- _Problem_:
Your task is to reproduce word for word the lines running from the line containing "Reproduce this chart with matplotlib." to the line containing "ax.axhline(y, color='#444444', lw=1.3, zorder=1)", inclusive. Nothing else belongs in the answer.

- _Input records_:
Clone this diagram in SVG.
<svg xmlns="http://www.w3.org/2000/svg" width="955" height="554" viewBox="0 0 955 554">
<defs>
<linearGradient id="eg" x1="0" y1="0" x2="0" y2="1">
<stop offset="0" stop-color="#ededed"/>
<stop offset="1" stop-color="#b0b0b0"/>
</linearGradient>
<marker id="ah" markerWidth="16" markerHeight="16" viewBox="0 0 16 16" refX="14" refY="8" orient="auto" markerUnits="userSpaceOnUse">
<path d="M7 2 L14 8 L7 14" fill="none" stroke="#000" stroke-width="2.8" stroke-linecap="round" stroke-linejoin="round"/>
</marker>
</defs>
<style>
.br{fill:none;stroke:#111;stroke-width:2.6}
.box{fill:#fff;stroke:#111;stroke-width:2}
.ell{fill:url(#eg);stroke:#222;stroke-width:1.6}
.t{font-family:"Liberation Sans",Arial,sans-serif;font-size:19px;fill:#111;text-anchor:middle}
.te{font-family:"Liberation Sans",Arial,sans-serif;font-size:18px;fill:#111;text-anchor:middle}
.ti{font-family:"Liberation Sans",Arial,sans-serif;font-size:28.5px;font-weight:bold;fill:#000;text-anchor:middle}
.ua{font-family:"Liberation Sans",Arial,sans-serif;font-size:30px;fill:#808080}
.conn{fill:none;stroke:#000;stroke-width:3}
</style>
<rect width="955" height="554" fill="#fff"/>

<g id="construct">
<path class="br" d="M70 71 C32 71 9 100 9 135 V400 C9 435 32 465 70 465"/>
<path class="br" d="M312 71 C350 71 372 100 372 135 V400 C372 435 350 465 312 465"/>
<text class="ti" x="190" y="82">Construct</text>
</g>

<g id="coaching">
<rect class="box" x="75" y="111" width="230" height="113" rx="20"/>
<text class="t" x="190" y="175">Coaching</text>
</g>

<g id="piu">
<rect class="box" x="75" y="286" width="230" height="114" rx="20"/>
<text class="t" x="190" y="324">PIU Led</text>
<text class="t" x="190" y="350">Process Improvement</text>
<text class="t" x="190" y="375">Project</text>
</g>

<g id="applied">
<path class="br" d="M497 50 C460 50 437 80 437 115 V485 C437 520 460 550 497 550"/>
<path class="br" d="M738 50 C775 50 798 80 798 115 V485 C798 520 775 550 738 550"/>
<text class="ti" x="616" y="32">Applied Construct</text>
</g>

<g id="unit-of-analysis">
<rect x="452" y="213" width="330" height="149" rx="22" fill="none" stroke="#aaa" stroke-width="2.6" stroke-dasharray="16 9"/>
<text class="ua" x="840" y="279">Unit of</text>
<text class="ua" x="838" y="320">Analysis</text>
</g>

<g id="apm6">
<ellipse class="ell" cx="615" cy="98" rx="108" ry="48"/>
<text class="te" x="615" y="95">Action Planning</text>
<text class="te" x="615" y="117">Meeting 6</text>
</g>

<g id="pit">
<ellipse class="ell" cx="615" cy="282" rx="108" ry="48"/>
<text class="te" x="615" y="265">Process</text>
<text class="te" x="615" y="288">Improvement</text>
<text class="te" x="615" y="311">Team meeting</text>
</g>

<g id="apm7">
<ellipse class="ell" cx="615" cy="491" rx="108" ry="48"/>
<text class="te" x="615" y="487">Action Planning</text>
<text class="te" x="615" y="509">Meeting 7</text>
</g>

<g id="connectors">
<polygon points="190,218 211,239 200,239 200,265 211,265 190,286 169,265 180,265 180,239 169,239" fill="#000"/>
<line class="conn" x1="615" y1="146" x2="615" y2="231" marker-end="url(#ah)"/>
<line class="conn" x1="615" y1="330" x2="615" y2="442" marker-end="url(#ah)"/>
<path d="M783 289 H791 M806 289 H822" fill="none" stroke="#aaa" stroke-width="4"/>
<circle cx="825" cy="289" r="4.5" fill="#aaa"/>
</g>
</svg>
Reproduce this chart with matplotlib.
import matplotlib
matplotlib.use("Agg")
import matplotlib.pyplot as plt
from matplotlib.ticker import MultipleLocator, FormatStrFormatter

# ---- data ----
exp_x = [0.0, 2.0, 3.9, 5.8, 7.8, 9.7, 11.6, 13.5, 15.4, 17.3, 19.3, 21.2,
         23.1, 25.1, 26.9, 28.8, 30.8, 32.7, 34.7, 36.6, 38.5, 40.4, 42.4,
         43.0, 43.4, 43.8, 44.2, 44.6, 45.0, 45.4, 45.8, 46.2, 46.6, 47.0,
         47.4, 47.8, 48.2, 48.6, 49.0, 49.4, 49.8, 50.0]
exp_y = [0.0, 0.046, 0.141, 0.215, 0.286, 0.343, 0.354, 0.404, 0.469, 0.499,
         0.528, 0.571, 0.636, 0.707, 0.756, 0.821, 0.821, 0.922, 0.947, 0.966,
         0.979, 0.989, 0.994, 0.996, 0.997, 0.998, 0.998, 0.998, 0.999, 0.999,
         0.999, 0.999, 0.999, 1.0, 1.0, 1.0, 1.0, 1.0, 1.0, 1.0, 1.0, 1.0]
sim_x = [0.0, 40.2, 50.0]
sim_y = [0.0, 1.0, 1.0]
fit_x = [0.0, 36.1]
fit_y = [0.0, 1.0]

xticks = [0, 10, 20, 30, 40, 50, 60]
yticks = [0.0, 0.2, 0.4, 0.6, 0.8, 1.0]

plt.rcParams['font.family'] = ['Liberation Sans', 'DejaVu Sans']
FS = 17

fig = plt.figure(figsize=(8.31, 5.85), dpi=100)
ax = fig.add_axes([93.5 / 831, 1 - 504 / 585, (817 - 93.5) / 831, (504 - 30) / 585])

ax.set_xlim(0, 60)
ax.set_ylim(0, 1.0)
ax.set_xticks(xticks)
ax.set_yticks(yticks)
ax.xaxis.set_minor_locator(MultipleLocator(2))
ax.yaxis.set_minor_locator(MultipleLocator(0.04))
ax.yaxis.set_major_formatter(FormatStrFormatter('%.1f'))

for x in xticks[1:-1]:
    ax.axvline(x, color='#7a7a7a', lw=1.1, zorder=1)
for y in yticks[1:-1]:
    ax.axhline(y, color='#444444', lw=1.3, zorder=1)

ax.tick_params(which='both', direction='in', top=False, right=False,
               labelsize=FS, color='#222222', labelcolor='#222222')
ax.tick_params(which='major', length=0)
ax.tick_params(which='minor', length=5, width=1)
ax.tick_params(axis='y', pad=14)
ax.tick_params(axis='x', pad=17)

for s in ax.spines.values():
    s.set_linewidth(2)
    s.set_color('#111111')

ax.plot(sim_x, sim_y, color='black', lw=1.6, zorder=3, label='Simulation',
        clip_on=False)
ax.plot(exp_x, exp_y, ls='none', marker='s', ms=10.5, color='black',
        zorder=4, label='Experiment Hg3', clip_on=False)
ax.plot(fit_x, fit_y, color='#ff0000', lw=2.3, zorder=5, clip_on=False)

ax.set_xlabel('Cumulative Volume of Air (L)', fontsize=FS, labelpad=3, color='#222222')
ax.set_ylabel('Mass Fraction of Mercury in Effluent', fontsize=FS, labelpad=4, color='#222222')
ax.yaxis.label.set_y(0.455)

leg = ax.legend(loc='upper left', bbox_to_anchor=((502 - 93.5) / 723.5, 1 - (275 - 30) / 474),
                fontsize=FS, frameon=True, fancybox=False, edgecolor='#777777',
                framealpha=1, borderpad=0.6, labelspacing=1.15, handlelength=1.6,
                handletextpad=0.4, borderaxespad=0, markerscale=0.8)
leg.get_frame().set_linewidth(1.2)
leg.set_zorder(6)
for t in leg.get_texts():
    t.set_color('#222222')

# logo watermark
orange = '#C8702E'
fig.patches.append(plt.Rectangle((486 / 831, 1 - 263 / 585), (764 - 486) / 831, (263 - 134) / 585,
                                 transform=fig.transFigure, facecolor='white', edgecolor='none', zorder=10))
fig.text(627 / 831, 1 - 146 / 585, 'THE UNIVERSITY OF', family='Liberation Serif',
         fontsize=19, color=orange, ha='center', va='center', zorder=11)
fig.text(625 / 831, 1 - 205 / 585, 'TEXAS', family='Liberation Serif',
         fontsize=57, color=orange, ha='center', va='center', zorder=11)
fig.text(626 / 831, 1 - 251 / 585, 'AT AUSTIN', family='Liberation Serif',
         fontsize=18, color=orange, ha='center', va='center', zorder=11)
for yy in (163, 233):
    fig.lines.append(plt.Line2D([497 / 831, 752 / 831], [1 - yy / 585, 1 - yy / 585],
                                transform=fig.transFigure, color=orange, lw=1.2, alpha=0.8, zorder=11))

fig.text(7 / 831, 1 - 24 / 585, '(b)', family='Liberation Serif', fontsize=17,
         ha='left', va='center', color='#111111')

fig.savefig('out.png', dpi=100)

- _Task output_:
Reproduce this chart with matplotlib.
import matplotlib
matplotlib.use("Agg")
import matplotlib.pyplot as plt
from matplotlib.ticker import MultipleLocator, FormatStrFormatter

# ---- data ----
exp_x = [0.0, 2.0, 3.9, 5.8, 7.8, 9.7, 11.6, 13.5, 15.4, 17.3, 19.3, 21.2,
         23.1, 25.1, 26.9, 28.8, 30.8, 32.7, 34.7, 36.6, 38.5, 40.4, 42.4,
         43.0, 43.4, 43.8, 44.2, 44.6, 45.0, 45.4, 45.8, 46.2, 46.6, 47.0,
         47.4, 47.8, 48.2, 48.6, 49.0, 49.4, 49.8, 50.0]
exp_y = [0.0, 0.046, 0.141, 0.215, 0.286, 0.343, 0.354, 0.404, 0.469, 0.499,
         0.528, 0.571, 0.636, 0.707, 0.756, 0.821, 0.821, 0.922, 0.947, 0.966,
         0.979, 0.989, 0.994, 0.996, 0.997, 0.998, 0.998, 0.998, 0.999, 0.999,
         0.999, 0.999, 0.999, 1.0, 1.0, 1.0, 1.0, 1.0, 1.0, 1.0, 1.0, 1.0]
sim_x = [0.0, 40.2, 50.0]
sim_y = [0.0, 1.0, 1.0]
fit_x = [0.0, 36.1]
fit_y = [0.0, 1.0]

xticks = [0, 10, 20, 30, 40, 50, 60]
yticks = [0.0, 0.2, 0.4, 0.6, 0.8, 1.0]

plt.rcParams['font.family'] = ['Liberation Sans', 'DejaVu Sans']
FS = 17

fig = plt.figure(figsize=(8.31, 5.85), dpi=100)
ax = fig.add_axes([93.5 / 831, 1 - 504 / 585, (817 - 93.5) / 831, (504 - 30) / 585])

ax.set_xlim(0, 60)
ax.set_ylim(0, 1.0)
ax.set_xticks(xticks)
ax.set_yticks(yticks)
ax.xaxis.set_minor_locator(MultipleLocator(2))
ax.yaxis.set_minor_locator(MultipleLocator(0.04))
ax.yaxis.set_major_formatter(FormatStrFormatter('%.1f'))

for x in xticks[1:-1]:
    ax.axvline(x, color='#7a7a7a', lw=1.1, zorder=1)
for y in yticks[1:-1]:
    ax.axhline(y, color='#444444', lw=1.3, zorder=1)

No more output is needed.